Die Mannschaft kommt in einem Hotel in Köln-Porz unter, bezahlt von der Stiftung 1. FC Köln, dem Blau-Gelben Kreuz und dem Karnevalsverein Goldene Jungs. Dort übernachten die Spielerinnen und ihr Team in Zwei- und Dreibettzimmern. „Dass wir hier zusammen sind, gibt uns Halt“, sagt Mozgha, „und auch, dass wir sehen, wie die Ukraine von den anderen Fußballvereinen unterstützt wird.“

Die Mannschaft des FC Kryvbas beim Training.

Die Mannschaft des ukrainischen Erstligisten FC Kryvbas beim Training.

Foto: FC Kryvbas

Jeden Tag Training

Dank dieser Unterstützung haben die Spielerinnen ein kleines bisschen Alltag, trotz Krieg in ihrer Heimat. „Wir können fünfmal die Woche trainieren“, berichtet Trainerin Stetenco, „dafür sind wir so dankbar.“ Dreimal ist das sogar auf einem Platz eines Partnervereins des 1. FC Köln möglich, an den anderen zwei Tagen findet das Training im Park neben dem Hotel statt.
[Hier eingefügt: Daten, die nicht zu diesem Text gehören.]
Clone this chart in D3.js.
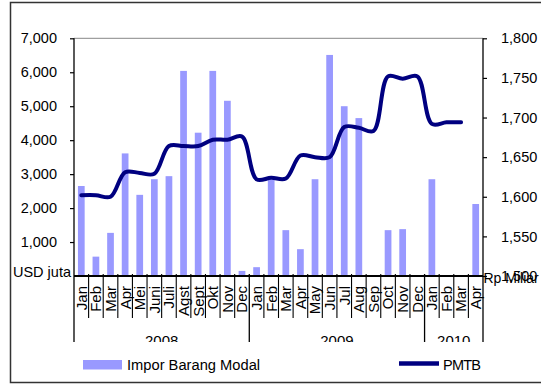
<!DOCTYPE html>
<html><head><meta charset="utf-8">
<script src="https://cdn.jsdelivr.net/npm/d3@7"></script>
<style>
body{margin:0;background:#fff;}
svg text{font-family:"Liberation Sans",Arial,sans-serif;fill:#000;}
</style></head>
<body><svg id="c" width="541" height="385"></svg>
<script>
const months = ["Jan","Feb","Mar","Apr","Mei","Juni","Juli","Agst","Sept","Okt","Nov","Dec",
                "Jan","Feb","Mar","Apr","May","Jun","Jul","Aug","Sep","Oct","Nov","Dec",
                "Jan","Feb","Mar","Apr"];
const years = ["2008","2009","2010"];
const yearStart = [0,12,24];
const yearEnd = [12,24,28];
// Impor Barang Modal (USD juta)
const impor = [2650,570,1270,3610,2390,2850,2940,6040,4220,6040,5160,150,
               260,2840,1350,790,2850,6510,5000,4650,null,1350,1380,null,
               2850,null,null,2120];
// PMTB (Rp Miliar)
const pmtb = [1602,1602,1600,1631,1630,1629,1664,1664,1664,1672,1672,1676,
              1622,1624,1623,1652,1650,1650,1688,1687,1683,1752,1749,1752,
              1692,1694,1694,null];
const leftTicks = [1000,2000,3000,4000,5000,6000,7000];
const rightTicks = [1500,1550,1600,1650,1700,1750,1800];
const seriesNames = ["Impor Barang Modal","PMTB"];
const leftUnit = "USD juta", rightUnit = "Rp Miliar";

const svg = d3.select("#c");
const L = 74, R = 483, T = 38.3, B = 276;
const x = d3.scaleBand().domain(d3.range(months.length)).range([L,R]).padding(0);
const bw = x.bandwidth();
const cx = i => x(i) + bw/2;
const yL = d3.scaleLinear().domain([0,7000]).range([B,T]);
const yR = d3.scaleLinear().domain([1500,1800]).range([B,T]);

// outer border
svg.append("rect").attr("x",10.5).attr("y",2.5).attr("width",545).attr("height",380)
  .attr("fill","none").attr("stroke","#333").attr("stroke-width",1.5);

// plot top line
svg.append("line").attr("x1",L).attr("x2",R).attr("y1",T).attr("y2",T)
  .attr("stroke","#888").attr("stroke-width",1);

// bars
const bwBar = bw*0.46;
svg.append("g").selectAll("rect").data(impor.map((v,i)=>({v,i})).filter(d=>d.v!=null))
  .join("rect")
  .attr("x",d=>cx(d.i)-bwBar/2).attr("width",bwBar)
  .attr("y",d=>yL(d.v)).attr("height",d=>yL(0)-yL(d.v))
  .attr("fill","#9999FF");

// line
const line = d3.line().defined(d=>d.v!=null).x(d=>cx(d.i)).y(d=>yR(d.v))
  .curve(d3.curveCatmullRom.alpha(0.5));
svg.append("path").datum(pmtb.map((v,i)=>({v,i})))
  .attr("d",line).attr("fill","none").attr("stroke","#000080")
  .attr("stroke-width",4).attr("stroke-linejoin","round").attr("stroke-linecap","round");

// left axis
const gl = svg.append("g").attr("transform",`translate(${L},0)`)
  .call(d3.axisLeft(yL).tickValues(leftTicks).tickSize(4).tickPadding(13).tickFormat(d3.format(",")));
gl.select(".domain").remove();
gl.selectAll("text").style("font-size","14.5px").style("font-family","Liberation Sans, Arial");
gl.selectAll("line").attr("stroke","#000").attr("stroke-width",1.2);

// right axis
const gr = svg.append("g").attr("transform",`translate(${R},0)`)
  .call(d3.axisRight(yR).tickValues(rightTicks).tickSize(4).tickPadding(14).tickFormat(d3.format(",")));
gr.select(".domain").remove();
gr.selectAll("text").style("font-size","14.5px").style("font-family","Liberation Sans, Arial");
gr.selectAll("line").attr("stroke","#000").attr("stroke-width",1.2);

// vertical axis lines extended into category area
const ax = svg.append("g").attr("stroke","#000").attr("stroke-width",1.3);
ax.append("line").attr("x1",L).attr("x2",L).attr("y1",T).attr("y2",342);
ax.append("line").attr("x1",R).attr("x2",R).attr("y1",T).attr("y2",342);
// baseline
ax.append("line").attr("x1",L).attr("x2",R).attr("y1",B).attr("y2",B).attr("stroke-width",2);
// month separators
d3.range(1,months.length).forEach(i=>{
  const isYear = yearStart.includes(i);
  ax.append("line").attr("x1",x(i)).attr("x2",x(i)).attr("y1",B-2).attr("y2",isYear?342:318)
    .attr("stroke-width",isYear?1.3:1.1);
});

// month labels
svg.append("g").selectAll("text").data(months).join("text")
  .attr("transform",(d,i)=>`translate(${cx(i)},286) rotate(-90)`)
  .attr("text-anchor","end").attr("dy","0.36em")
  .style("font-size","15px").text(d=>d);

// year labels (clipped)
svg.append("clipPath").attr("id","yc").append("rect").attr("x",0).attr("y",300).attr("width",541).attr("height",42);
svg.append("g").attr("clip-path","url(#yc)").selectAll("text").data(years).join("text")
  .attr("x",(d,i)=>(x(yearStart[i]) + (yearEnd[i]<months.length? x(yearEnd[i]) : R))/2)
  .attr("y",346).attr("text-anchor","middle").style("font-size","15px").text(d=>d);

// unit labels
svg.append("text").attr("x",71).attr("y",277).attr("text-anchor","end")
  .style("font-size","14.5px").text(leftUnit);
svg.append("text").attr("x",483.5).attr("y",282.5)
  .style("font-size","14px").text(rightUnit);

// legend
svg.append("rect").attr("x",83).attr("y",360).attr("width",39).attr("height",9.5).attr("fill","#9999FF");
svg.append("text").attr("x",127).attr("y",369.5).style("font-size","14.7px").text(seriesNames[0]);
svg.append("line").attr("x1",399).attr("x2",439).attr("y1",363.5).attr("y2",363.5)
  .attr("stroke","#000080").attr("stroke-width",4.5);
svg.append("text").attr("x",443).attr("y",369.5).style("font-size","14.5px")
  .attr("textLength",38).text(seriesNames[1]);
</script></body></html>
„Wir trainieren jeden Tag fleißig, aber natürlich ist es psychisch eine schwierige Situation“, so Stetenco. Viele Angehörige befänden sich noch in der Ukraine. Außerdem seien einige Spielerinnen nach gängiger Praxis an europäische Vereine „verliehen“ worden. Die Trainerin gebe aber ihr Bestes, um die Mannschaft in Deutschland zusammenzuhalten. Gemeinsam mit dem Team versuche sie alles, damit sich die Frauen wohlfühlten. Die helfenden Vereine organisieren neben der allgemeinen Versorgung und Betreuung auch Freizeitaktivitäten wie Kinobesuche. 

„Mit der Seele sind wir in der Ukraine“

Langfristig will der ukrainische Verein wieder zurück in seine Heimatstadt Kryvyi Rih in der südlichen Ukraine. Diese steht allerdings noch immer unter starkem Beschuss, eine Rückkehr wäre zu gefährlich. „Natürlich können wir hier in Deutschland trainieren, aber das ist nicht unser Zuhause“, erklärt Stetenco: „Uns geht es körperlich gut und wir sind hier sicher, aber mit unserer Seele sind wir in der Ukraine.“ Sie beten jeden Tag, dass der Krieg ende und bald wieder Frieden herrsche – und dass sie doch noch ihren Traum leben können: „Wir alle haben ein Ziel: die Champions League gewinnen.“

Blau-Gelbes Kreuz e.V.
Gegründet im Jahr 2014, als Verein seit 2017 tätig, organisierte das Blau-Gelbe Kreuz zunächst Urlaub für Verletzte und Waisenkinder aus dem Ostukraine-Krieg nach Köln. Seit dem russischen Angriff auf die Ukraine im Februar 2022 kümmert sich der Verein um die Versorgung und Betreuung Geflüchteter in Köln und transportiert Hilfsgüter und Medizinprodukte in die Ukraine.

Stiftung 1. FC Köln
In der Stiftung 1. FC Köln bündelt der Fußballverein sein soziales Engagement und setzt sich gezielt für gesellschaftlich benachteiligte Menschen ein. Seit Beginn des russischen Angriffskrieges unterstützt die Stiftung zahlreiche Vereine, die humanitäre Hilfe in der Ukraine und für Geflüchtete in Deutschland leisten.